A few random Wolves stats to wrap this up:
- The Wolves remain dead last in the league in three-point shooting. The make 4.9 per game. Second to last are the Bucks, who make 5.5 triples per game. Golden State makes 12.9 per game. Those 8 points (assuming the Wolves generally make a 2 when the Warriors make another 3) account for a good chunk of the two teams’ offensive-efficiency disparity. (Warriors score about 113 points per 100 possessions, whereas the Wolves score about 103.)
- Ricky Rubio gets 10.3 assists per 36 minutes. Andrew Wiggins and Karl-Anthony Towns only get 1.9 and 1.8 per 36, respectfully. Over time, the Wolves will do better if those three share more of the playmaking duties. Part of that will require Rubio to be a player who can make shots, too.
- Towns is shooting 54 percent from the field. Wut.
- Wiggins has his game dissected more than any other Timberwolf for a number of reasons, some better than others: He was the number one pick, and with that come high expectations. He is freakishly athletic which projects a huge upside, but is only 20 years old, so he doesn’t always play well. His scoring stats are better than his non-scoring stats, which can ignite all sorts of straw-person arguments about how “highly rated” he is. Sometimes advanced-stats-only types criticize Wiggins beyond what’s reasonable for people who look at the game beyond just numbers. One area that Wiggins struggles is rebounding. He only pulls down 3.8 per game. For some athletic-wing comparisons, Jimmy Butler averages 5.2 boards per game, and Kawhi Leonard averages 6.6. Hopefully Wiggins will increase his overall activity level as he turns 21, 22, 23 years old. That’ll help both rebounding and scoring in transition. But as far as rebounding goes right now, the Wolves rebound better — both offensively and defensively — with Wiggins on the floor (25.7% offensive, 76.0% defensive) than they do when he sits out (21.7% offensive, 74.7% defensive). The Wolves actually rebound at their worst rates when Wiggins is on the bench, for whatever that’s worth. Rebounding is a team exercise, which depends on a number of factors including how much help needs to be sent at the shooter, and how well everybody boxes out their man. Since Wiggins is going to be criticized for poor individual rebounding stats, it seems only fair to point out that they rebound better with him on the court than they do when he’s off it.

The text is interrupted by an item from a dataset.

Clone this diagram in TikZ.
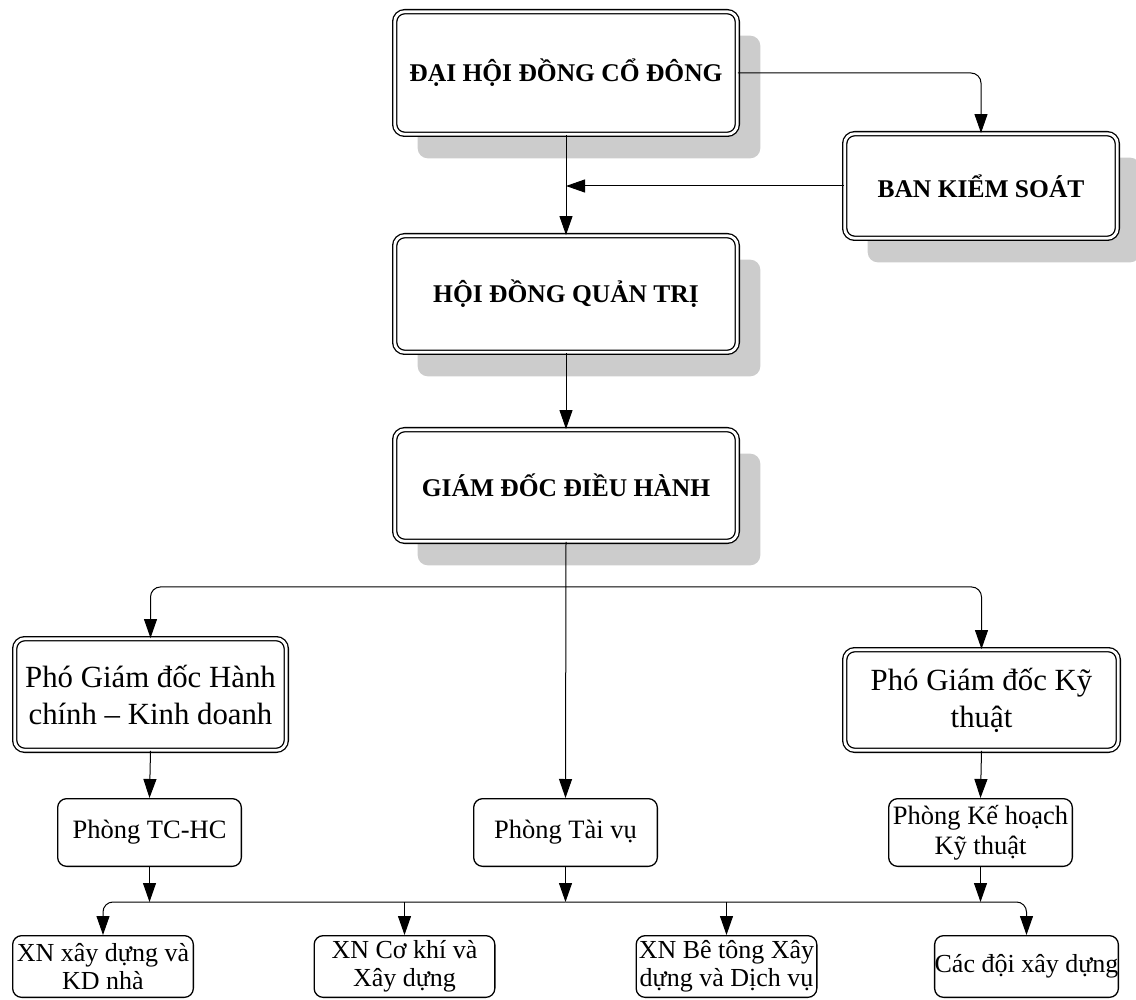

- The Wolves have 3 players who are above average in both PER and win shares/48 minutes: Karl-Anthony Towns, Ricky Rubio, and….. Gorgui Dieng? Yes, Dieng has a PER of 16.6 and WS/48 of .116. Dieng also stands out a bit in the team’s “net rating” rankings, measuring plus-minus per 100 possessions. Rubio is the best on the team (of high-minute players) as is always the case. Prince is next, which has been documented and makes sense in some ways if you’ve watched this team. After Prince is not Towns or Wiggins, but instead is Gorgui Dieng (-2.3). (Wiggins is (-2.5) and Towns is (-2.9). This is extra impressive because Gorgui has only played 531 minutes with Rubio, whereas Wiggins and Rubio have played 1,326 together, and Rubio-KAT have 1,203 minutes on the floor together. This is some evidence in support of Mitchell’s season-long tendency to heap praise on Gorgui for doing what the coaches ask of him.
Mitchell intimated that we’ll see more of the Gorgui & KAT combo in the games to come. They probably aren’t an ideal pairing long term, but they are two of the best players on the current Timberwolves, each on his rookie-scale contract, and it makes sense to get each as much experience as possible.